In the last decade, Illinois has expanded on this concept of apparent agency. The courts examine whether the plaintiff "is seeking care from the hospital itself or whether the plaintiff is looking to the hospital merely as a place for his or her personal physician to provide medical care." Gilbert v. Sycamore Municipal Hospital, 156 Ill.2d 511, 525, 622, N.E.2d 788 (1993).

As sound as this approach may appear to be at first blush, it is becoming more and more difficult to make such a determination because the lines between apparent agency, respondeat superior, nondelegable duty, right to control and direct duty are blurring as a result of some hospitals’ actions.

First, it is clear that hospitals are hiring more and more physicians and other personnel as independent contractors in an effort to delegate what is a nondelegable duty to provide health care to the public. Avoiding liability for negligently provided care merely by contracting out the service should not be allowed by the courts and some have so held. Simmon v. Tuomey Medical Center, 341 S.C. 32, 533 S.E.2d 312 (2000).

Furthermore, public policy demonstrates that a great majority of the public looks to a hospital to provide all-inclusive health care needs; and it cannot be expected to figure out the technical complexities or nuances surrounding contractual or employment arrangements of a hospital and its various personnel. Often a person seeking medical care has no choice in choosing its health care provider, or disclaimers in forms may not be clear or even intelligible to a person who is only looking to get healthy.

The modern medical institution is a complex operation, and it clear that it exists for a reason far beyond merely providing a place for treatment.
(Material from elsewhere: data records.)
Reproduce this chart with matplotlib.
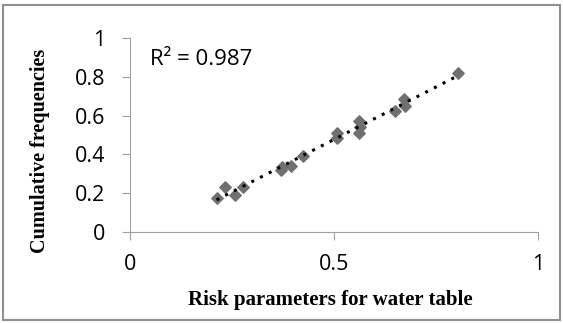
import numpy as np
import matplotlib.pyplot as plt
from matplotlib.patches import Rectangle

x = [0.212, 0.233, 0.257, 0.276, 0.370, 0.372, 0.394, 0.423, 0.508, 0.508,
     0.562, 0.562, 0.564, 0.648, 0.672, 0.674, 0.803]
y = [0.174, 0.234, 0.190, 0.230, 0.320, 0.337, 0.340, 0.390, 0.512, 0.483,
     0.574, 0.509, 0.543, 0.624, 0.684, 0.650, 0.821]
r2_label = 'R² = 0.987'

fig = plt.figure(figsize=(5.63, 3.23), dpi=100)
ax = fig.add_axes([0.231, 0.282, 0.725, 0.600])

ax.scatter(x, y, marker='D', s=34, color='#707070', zorder=2)

# linear trendline
k, b = np.polyfit(x, y, 1)
xs = np.array([min(x), max(x)])
ax.plot(xs, k * xs + b, color='black', linestyle=(0, (1, 2.2)), linewidth=2.2, zorder=3)

ax.set_xlim(0, 1)
ax.set_ylim(0, 1)
ax.set_xticks([0, 0.5, 1])
ax.set_xticklabels(['0', '0.5', '1'])
ax.set_yticks([0, 0.2, 0.4, 0.6, 0.8, 1])
ax.set_yticklabels(['0', '0.2', '0.4', '0.6', '0.8', '1'])
for s in ['top', 'right']:
    ax.spines[s].set_visible(False)
for s in ['left', 'bottom']:
    ax.spines[s].set_color('#a0a0a0')
ax.tick_params(colors='#a0a0a0', length=6, labelcolor='black', labelsize=15.5)
ax.tick_params(axis='y', pad=12)
ax.tick_params(axis='x', pad=10)
for lab in ax.get_xticklabels() + ax.get_yticklabels():
    lab.set_family('Open Sans')

ax.set_xlabel('Risk parameters for water table', family='Liberation Serif',
              fontweight='bold', fontsize=15)
ax.set_ylabel('Cumulative frequencies', family='Liberation Serif',
              fontweight='bold', fontsize=14.5)
ax.xaxis.set_label_coords(0.49, -0.30)
ax.yaxis.set_label_coords(-0.195, 0.42)
ax.text(0.05, 0.86, r2_label, transform=ax.transAxes, family='Open Sans', fontsize=16)

fig.patches.append(Rectangle((0.006, 0.01), 0.988, 0.975, transform=fig.transFigure,
                             fill=False, edgecolor='#909090', linewidth=1.5))

fig.savefig('out.png', dpi=100)
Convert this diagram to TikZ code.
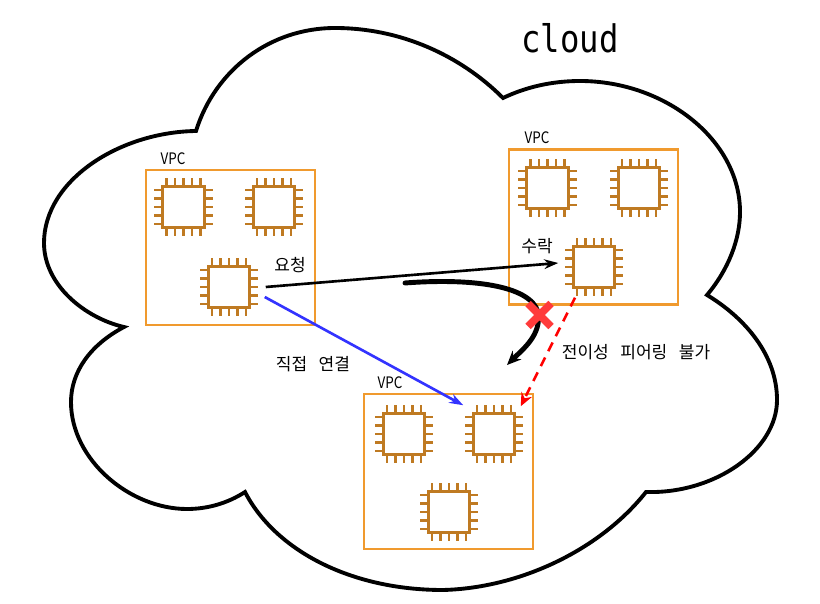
\documentclass[tikz,border=0pt]{standalone}
\usepackage{fontspec}
\usetikzlibrary{arrows.meta,shapes.misc}
\newfontfamily\korfont[WordSpace=3]{Noto Sans CJK KR}
\newfontfamily\vpcfont[FakeStretch=0.85]{Noto Sans CJK KR}
\newfontfamily\cloudfont[FakeStretch=0.85]{DejaVu Sans Mono}
\definecolor{boxorange}{HTML}{F09A2E}
\definecolor{chipbrown}{HTML}{BF7A22}
\definecolor{linkblue}{HTML}{3333FF}
\definecolor{crossred}{HTML}{FF3B3B}
\def\pinlen{8.5}
\tikzstyle{vpc}=[draw=boxorange,rectangle,line width=1.6pt,minimum width=3.38cm,
                  minimum height=3.1cm,inner sep=0pt,outer sep=0pt]
\tikzstyle{chip}=[draw=chipbrown,rectangle,line width=1.7pt,minimum size=0.83cm,
                  inner sep=0pt,outer sep=0pt]
\tikzstyle{pin}=[draw=chipbrown,line width=1.6pt]
\tikzstyle{vpclabel}=[font=\vpcfont\fontsize{9}{9}\selectfont,inner sep=0pt]
\tikzstyle{korlabel}=[font=\korfont\fontsize{9.7}{10}\selectfont,inner sep=0pt]
\tikzstyle{cloudline}=[draw=black,line width=2.2pt,miter limit=10]
\tikzstyle{reqedge}=[draw=black,line width=1.5pt,-{Stealth[length=8pt,width=5.5pt]}]
\tikzstyle{linkedge}=[draw=linkblue,line width=1.5pt,-{Stealth[length=8pt,width=5.5pt]}]
\tikzstyle{nopeer}=[draw=red,line width=1.5pt,dash pattern=on 5.5pt off 4pt,
                  -{Stealth[length=7.5pt,width=6.5pt]}]
\tikzstyle{bendedge}=[draw=black,line width=2.8pt,line cap=round,-{Stealth[length=8pt,width=7pt]}]
\tikzstyle{crossmark}=[draw=crossred,cross out,line width=4.4pt,minimum size=0.46cm,
                  inner sep=0pt,outer sep=0pt]

\begin{document}
\begin{tikzpicture}[x=0.02cm,y=-0.02cm]
  \useasboundingbox (0,0) rectangle (820,604);

  % Place cloud outline
  \draw[cloudline] (196,131) .. controls (120,132) and (44,180) .. (44,243)
    .. controls (44,285) and (85,318) .. (124,327)
    .. controls (90,345) and (71,372) .. (71,402)
    .. controls (71,460) and (130,509) .. (187,509)
    .. controls (208,509) and (228,503) .. (245,492)
    .. controls (275,550) and (350,590) .. (443,590)
    .. controls (520,588) and (600,550) .. (646,492)
    .. controls (715,494) and (777,450) .. (777,400)
    .. controls (777,355) and (745,318) .. (707,295)
    .. controls (728,270) and (740,240) .. (740,212)
    .. controls (740,140) and (665,81) .. (580,81)
    .. controls (552,81) and (526,87) .. (503,98)
    .. controls (460,55) and (400,28) .. (335,28)
    .. controls (270,28) and (215,70) .. (196,131) -- cycle;

  \node[font=\cloudfont\fontsize{21.6}{22}\selectfont,inner sep=0pt] (title) at (570,38) {cloud};

  % Place VPC boxes
  \foreach \place/\name in {{(230.5,247.5)/vpca}, {(593.5,227)/vpcb}, {(448.5,471.5)/vpcc}}
    \node[vpc] (\name) at \place {};
  \node[vpclabel] (vpcalabel) at (173,159) {VPC};
  \node[vpclabel] (vpcblabel) at (537,138) {VPC};
  \node[vpclabel] (vpcclabel) at (390,383) {VPC};

  % Place chips with their pins
  \foreach \place/\name in {{(183.5,207)/a1}, {(274,207)/a2}, {(229,287)/a3},
           {(547.5,188)/b1}, {(639,188)/b2}, {(594,267)/b3},
           {(404,434)/c1}, {(494,434)/c2}, {(449,512)/c3}}{
    \node[chip] (\name) at \place {};
    \foreach \i in {-17,-8.5,0,8.5,17}{
      \draw[pin] ([shift={(\i,0)}]\name.north) -- +(0,-\pinlen);
      \draw[pin] ([shift={(\i,0)}]\name.south) -- +(0,\pinlen);
      \draw[pin] ([shift={(0,\i)}]\name.west) -- +(-\pinlen,0);
      \draw[pin] ([shift={(0,\i)}]\name.east) -- +(\pinlen,0);
    }
  }

  % Connections
  \path[reqedge] ([shift={(16,0)}]a3.east) -- ([shift={(-15,-4)}]b3.west);
  \path[linkedge] ([shift={(15,10)}]a3.east) -- ([shift={(-10,-8)}]c2.north west);
  \path[nopeer] ([shift={(-19,10)}]b3.south) -- ([shift={(6,-7)}]c2.north east);

  \coordinate (bendstart) at (405,283);
  \coordinate (bendend) at (507,365);
  \path[bendedge] (bendstart) .. controls (470,278) and (530,285) .. (538,312)
     .. controls (542,335) and (522,350) .. (bendend);

  \node[crossmark] (nomark) at (539.5,315) {};

  \node[korlabel] (reqlabel) at (290,265) {요청};
  \node[korlabel] (acclabel) at (537,246) {수락};
  \node[korlabel] (linklabel) at (313,364) {직접 연결};
  \node[korlabel] (translabel) at (636,352) {전이성 피어링 불가};
\end{tikzpicture}
\end{document}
They charge patients for a variety of services, including diagnosis, care treatment and therapy from a number of different medical professionals.

To place the burden on the patient, generally under a great deal of personal pressure, to sort out relationships and figure out those who are staff and those who are acting solely on their own is not realistic nor in keeping with the integrated nature of today’s health care providers.

Some courts have examined a hospital’s liability in light of its ability to control the actions of the physicians. Berel v. HCA Health Services, 81 S.W.2d 21 (Tex.Ct.App.1st Dist. 1994). In Corrigan v. Methodist Hospital, 874 F.Supp. 657 (E.D.Pa. 1995), the court found a hospital can be sued for negligently failing to oversee its doctors and failing to adopt and enforce adequate rules and policies.

If the hospital requires certain credentialing or review policies, as well as abiding by the hospital bylaws and continuing medical education requirements in order to practice there, court in some jurisdictions have held the hospital vicariously liable.

In fact, some jurisdictions have held a hospital directly liable for the failure of the institution to properly monitor and supervise the delivery of health care. Blanton v. Moses H. Cone Memorial Hospital, Inc., 319 N.C. 372, 354 S.E.2d 455 (1987); Raschel v. Rish, 110 A.D.2d 1067, 488 N.Y.S.2d 923 (App.Div.1985); Benedict v. St. Luke’s Hospitals, 365 N.W.2d 499 (N.D.1985).

Legal mechanisms involving contributory negligence already are in place in this state to apportion liability, and courts should be cognizant of hospitals attempting to delegate what should be a nondelegable duty in fashioning relationships to avoid responsibility.